» **Task objective**
Starting with the first line of the listing, quote each line exactly until and including the one with "0.01, 0.02, 0.03];", leaving pictures out.

» **Information provided**
>>>>>

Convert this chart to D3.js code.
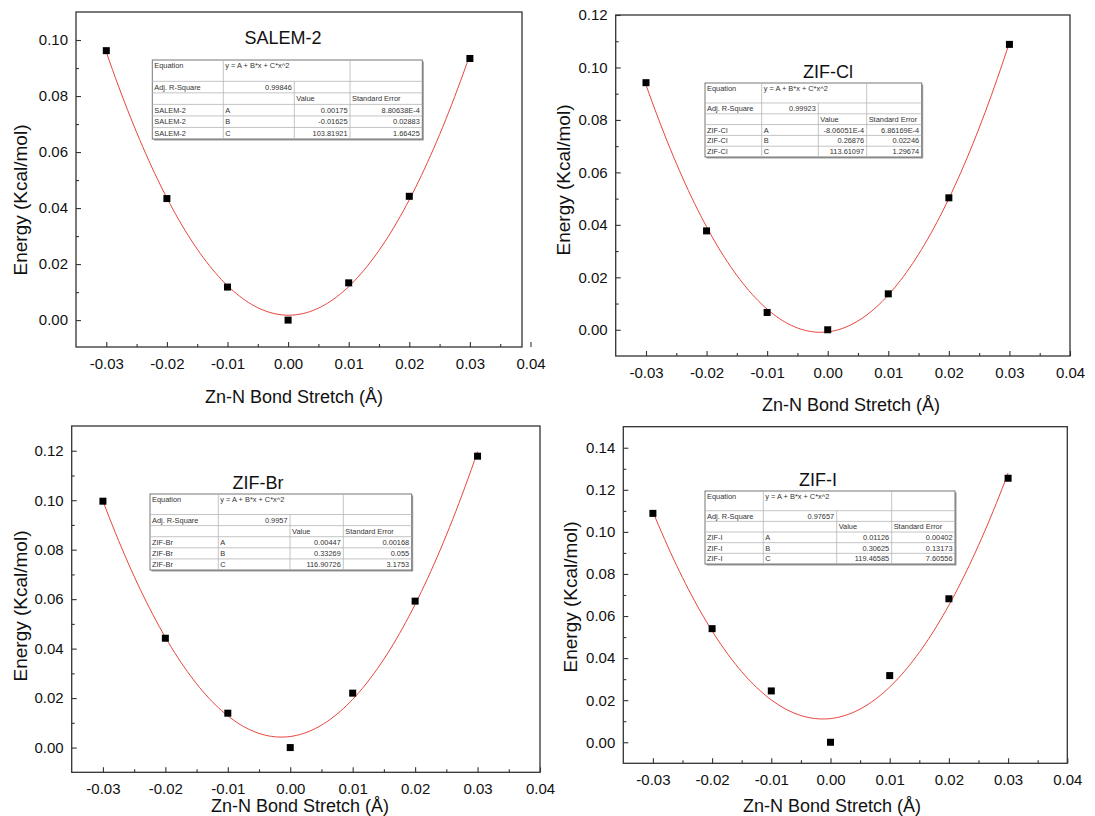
<!DOCTYPE html>
<html>
<head>
<meta charset="utf-8">
<script src="https://cdn.jsdelivr.net/npm/d3@7"></script>
<style>
  html, body { margin: 0; padding: 0; background: #fff; }
  svg { display: block; }
  text { font-family: Arial, "Liberation Sans", sans-serif; }
</style>
</head>
<body>
<svg id="chart" width="1095" height="816"></svg>
<script>
// ---------------- DATA ----------------
const bondStretch = [-0.03, -0.02, -0.01, 0.00, 0.01, 0.02, 0.03];

const energySALEM2 = [0.0962, 0.0434, 0.0118, 0.0000, 0.0133, 0.0442, 0.0934];
const energyZIFCl  = [0.0942, 0.0377, 0.0066, 0.0000, 0.0137, 0.0503, 0.1088];
const energyZIFBr  = [0.0996, 0.0442, 0.0139, 0.0000, 0.0220, 0.0592, 0.1178];
const energyZIFI   = [0.1088, 0.0540, 0.0244, 0.0000, 0.0317, 0.0682, 0.1255];

// fit parameters A, B, C  (y = A + B*x + C*x^2)
const fitSALEM2 = [0.00175, -0.01625, 103.81921];
const fitZIFCl  = [-8.06051e-4, 0.26876, 113.61097];
const fitZIFBr  = [0.00447, 0.33269, 116.90726];
const fitZIFI   = [0.01126, 0.30625, 119.46585];

const panelNames = ["SALEM-2", "ZIF-Cl", "ZIF-Br", "ZIF-I"];
const adjRSquare = ["0.99846", "0.99923", "0.9957", "0.97657"];
const paramNames = ["A", "B", "C"];
const valueLabelsSALEM2 = ["0.00175", "-0.01625", "103.81921"];
const errorLabelsSALEM2 = ["8.80638E-4", "0.02883", "1.66425"];
const valueLabelsZIFCl  = ["-8.06051E-4", "0.26876", "113.61097"];
const errorLabelsZIFCl  = ["6.86169E-4", "0.02246", "1.29674"];
const valueLabelsZIFBr  = ["0.00447", "0.33269", "116.90726"];
const errorLabelsZIFBr  = ["0.00168", "0.055", "3.1753"];
const valueLabelsZIFI   = ["0.01126", "0.30625", "119.46585"];
const errorLabelsZIFI   = ["0.00402", "0.13173", "7.60556"];

const xTicks = [-0.03, -0.02, -0.01, 0.00, 0.01, 0.02, 0.03, 0.04];
const xMinorTicks = [-0.025, -0.015, -0.005, 0.005, 0.015, 0.025, 0.035];
const yTicksSALEM2 = [0.00, 0.02, 0.04, 0.06, 0.08, 0.10];
const yTicksZIFCl  = [0.00, 0.02, 0.04, 0.06, 0.08, 0.10, 0.12];
const yTicksZIFBr  = [0.00, 0.02, 0.04, 0.06, 0.08, 0.10, 0.12];
const yTicksZIFI   = [0.00, 0.02, 0.04, 0.06, 0.08, 0.10, 0.12, 0.14];
const yMinorSALEM2 = [0.01, 0.03, 0.05, 0.07, 0.09];
const yMinorZIFCl  = [0.01, 0.03, 0.05, 0.07, 0.09, 0.11];
const yMinorZIFBr  = [0.01, 0.03, 0.05, 0.07, 0.09, 0.11];
const yMinorZIFI   = [0.01, 0.03, 0.05, 0.07, 0.09, 0.11, 0.13];

const xAxisTitle = "Zn-N Bond Stretch (Å)";
const yAxisTitle = "Energy (Kcal/mol)";
const equationText = "y = A + B*x + C*x^2";

// ---------------- LAYOUT ----------------
const layout = [
  { left: 76, right: 522, top: 12, bottom: 347, xDom: [-0.035, 0.0386], yDom: [-0.0096, 0.11],
    titleX: 283, titleY: 44, xTitleX: 294, xTitleDy: 56, yTitleX: 27, yTitleY: 200,
    table: { cols: [152.3, 223.3, 294.3, 350, 422.3], top: 60, bottom: 139 } },
  { left: 615.7, right: 1070, top: 15, bottom: 356, xDom: [-0.035, 0.04], yDom: [-0.01, 0.12],
    titleX: 828, titleY: 78, xTitleX: 851, xTitleDy: 55, yTitleX: 570, yTitleY: 180,
    table: { cols: [705, 761.7, 818.3, 866.7, 921.7], top: 83, bottom: 157 } },
  { left: 71.7, right: 540, top: 426, bottom: 772.3, xDom: [-0.035, 0.04], yDom: [-0.01, 0.13],
    titleX: 258, titleY: 489, xTitleX: 300, xTitleDy: 40, yTitleX: 27, yTitleY: 606,
    table: { cols: [150, 218.3, 290, 343.3, 411.7], top: 494, bottom: 570 } },
  { left: 623.3, right: 1067.3, top: 426.7, bottom: 763.3, xDom: [-0.035, 0.04], yDom: [-0.01, 0.15],
    titleX: 818, titleY: 486, xTitleX: 832, xTitleDy: 49, yTitleX: 577, yTitleY: 597,
    table: { cols: [705, 763.3, 836.7, 891.7, 955], top: 491, bottom: 564 } }
];

const energies = [energySALEM2, energyZIFCl, energyZIFBr, energyZIFI];
const fits = [fitSALEM2, fitZIFCl, fitZIFBr, fitZIFI];
const yTicksAll = [yTicksSALEM2, yTicksZIFCl, yTicksZIFBr, yTicksZIFI];
const yMinorAll = [yMinorSALEM2, yMinorZIFCl, yMinorZIFBr, yMinorZIFI];
const valueLabels = [valueLabelsSALEM2, valueLabelsZIFCl, valueLabelsZIFBr, valueLabelsZIFI];
const errorLabels = [errorLabelsSALEM2, errorLabelsZIFCl, errorLabelsZIFBr, errorLabelsZIFI];

const svg = d3.select("#chart");
const fmt = d => d.toFixed(2);

layout.forEach((L, i) => {
  const g = svg.append("g");
  const x = d3.scaleLinear().domain(L.xDom).range([L.left, L.right]);
  const y = d3.scaleLinear().domain(L.yDom).range([L.bottom, L.top]);

  // fit curve
  const A = fits[i][0], B = fits[i][1], C = fits[i][2];
  const xs = d3.range(bondStretch[0], bondStretch[bondStretch.length - 1] + 1e-9, 0.0005);
  const line = d3.line().x(d => x(d)).y(d => y(A + B * d + C * d * d)).curve(d3.curveMonotoneX);
  g.append("path").attr("d", line(xs)).attr("fill", "none")
    .attr("stroke", "#e8453c").attr("stroke-width", 1);

  // points
  const s = 7;
  g.selectAll("rect.pt").data(bondStretch).enter().append("rect")
    .attr("class", "pt")
    .attr("x", d => x(d) - s / 2)
    .attr("y", (d, j) => y(energies[i][j]) - s / 2)
    .attr("width", s).attr("height", s).attr("fill", "#000");

  // axes
  const xAxis = g.append("g").attr("transform", `translate(0,${L.bottom})`)
    .call(d3.axisBottom(x).tickValues(xTicks).tickSize(-5).tickPadding(11).tickFormat(fmt));
  const xMinor = g.append("g").attr("transform", `translate(0,${L.bottom})`)
    .call(d3.axisBottom(x).tickValues(xMinorTicks).tickSize(-3).tickFormat(""));
  const yAxis = g.append("g").attr("transform", `translate(${L.left},0)`)
    .call(d3.axisLeft(y).tickValues(yTicksAll[i]).tickSize(-5).tickPadding(8).tickFormat(fmt));
  const yMinor = g.append("g").attr("transform", `translate(${L.left},0)`)
    .call(d3.axisLeft(y).tickValues(yMinorAll[i]).tickSize(-3).tickFormat(""));
  [xAxis, xMinor, yAxis, yMinor].forEach(a => {
    a.select(".domain").remove();
    a.selectAll("line").attr("stroke", "#333").attr("stroke-width", 1.1);
    a.selectAll("text").attr("font-size", 15).attr("fill", "#111")
      .attr("font-family", "Arial, 'Liberation Sans', sans-serif");
  });

  // frame
  g.append("rect").attr("x", L.left).attr("y", L.top)
    .attr("width", L.right - L.left).attr("height", L.bottom - L.top)
    .attr("fill", "none").attr("stroke", "#333").attr("stroke-width", 1.3);

  // titles
  g.append("text").attr("x", L.titleX).attr("y", L.titleY).attr("text-anchor", "middle")
    .attr("font-size", 18).attr("fill", "#111").text(panelNames[i]);
  g.append("text").attr("x", L.xTitleX).attr("y", L.bottom + L.xTitleDy).attr("text-anchor", "middle")
    .attr("font-size", 18).attr("fill", "#111").text(xAxisTitle);
  g.append("text").attr("transform", `translate(${L.yTitleX},${L.yTitleY}) rotate(-90)`)
    .attr("text-anchor", "middle").attr("font-size", 19).attr("fill", "#111").text(yAxisTitle);

  // table
  const T = L.table, c = T.cols;
  const H = T.bottom - T.top, eqH = H * 0.27, rH = (H - eqH) / 5;
  const tg = g.append("g");
  tg.append("rect").attr("x", c[0] + 1.5).attr("y", T.top + 1.5)
    .attr("width", c[4] - c[0]).attr("height", H).attr("fill", "#9a9a9a");
  tg.append("rect").attr("x", c[0]).attr("y", T.top)
    .attr("width", c[4] - c[0]).attr("height", H).attr("fill", "#fff")
    .attr("stroke", "#777").attr("stroke-width", 1);
  const ln = (x1, y1, x2, y2) => tg.append("line").attr("x1", x1).attr("y1", y1)
    .attr("x2", x2).attr("y2", y2).attr("stroke", "#b5b5b5").attr("stroke-width", 0.8);
  for (let k = 0; k < 5; k++) ln(c[0], T.top + eqH + k * rH, c[4], T.top + eqH + k * rH);
  ln(c[1], T.top, c[1], T.bottom);
  ln(c[2], T.top + eqH, c[2], T.bottom);
  ln(c[3], T.top, c[3], T.bottom);
  const txt = (tx, ty, t, anchor) => tg.append("text").attr("x", tx).attr("y", ty)
    .attr("font-size", 7.4).attr("fill", "#333").attr("text-anchor", anchor || "start").text(t);
  const rowBase = k => T.top + eqH + k * rH + rH * 0.5 + 2.6;
  txt(c[0] + 2, T.top + 8, "Equation");
  txt(c[1] + 2, T.top + 8, equationText);
  txt(c[0] + 2, rowBase(0), "Adj. R-Square");
  txt(c[2] - 2.5, rowBase(0), adjRSquare[i], "end");
  txt(c[2] + 2, rowBase(1), "Value");
  txt(c[3] + 2, rowBase(1), "Standard Error");
  paramNames.forEach((p, k) => {
    txt(c[0] + 2, rowBase(k + 2), panelNames[i]);
    txt(c[1] + 2, rowBase(k + 2), p);
    txt(c[3] - 2.5, rowBase(k + 2), valueLabels[i][k], "end");
    txt(c[4] - 2.5, rowBase(k + 2), errorLabels[i][k], "end");
  });
});
</script>
</body>
</html>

<<<<<

» **Answer for this exercise**
Convert this chart to D3.js code.
<!DOCTYPE html>
<html>
<head>
<meta charset="utf-8">
<script src="https://cdn.jsdelivr.net/npm/d3@7"></script>
<style>
  html, body { margin: 0; padding: 0; background: #fff; }
  svg { display: block; }
  text { font-family: Arial, "Liberation Sans", sans-serif; }
</style>
</head>
<body>
<svg id="chart" width="1095" height="816"></svg>
<script>
// ---------------- DATA ----------------
const bondStretch = [-0.03, -0.02, -0.01, 0.00, 0.01, 0.02, 0.03];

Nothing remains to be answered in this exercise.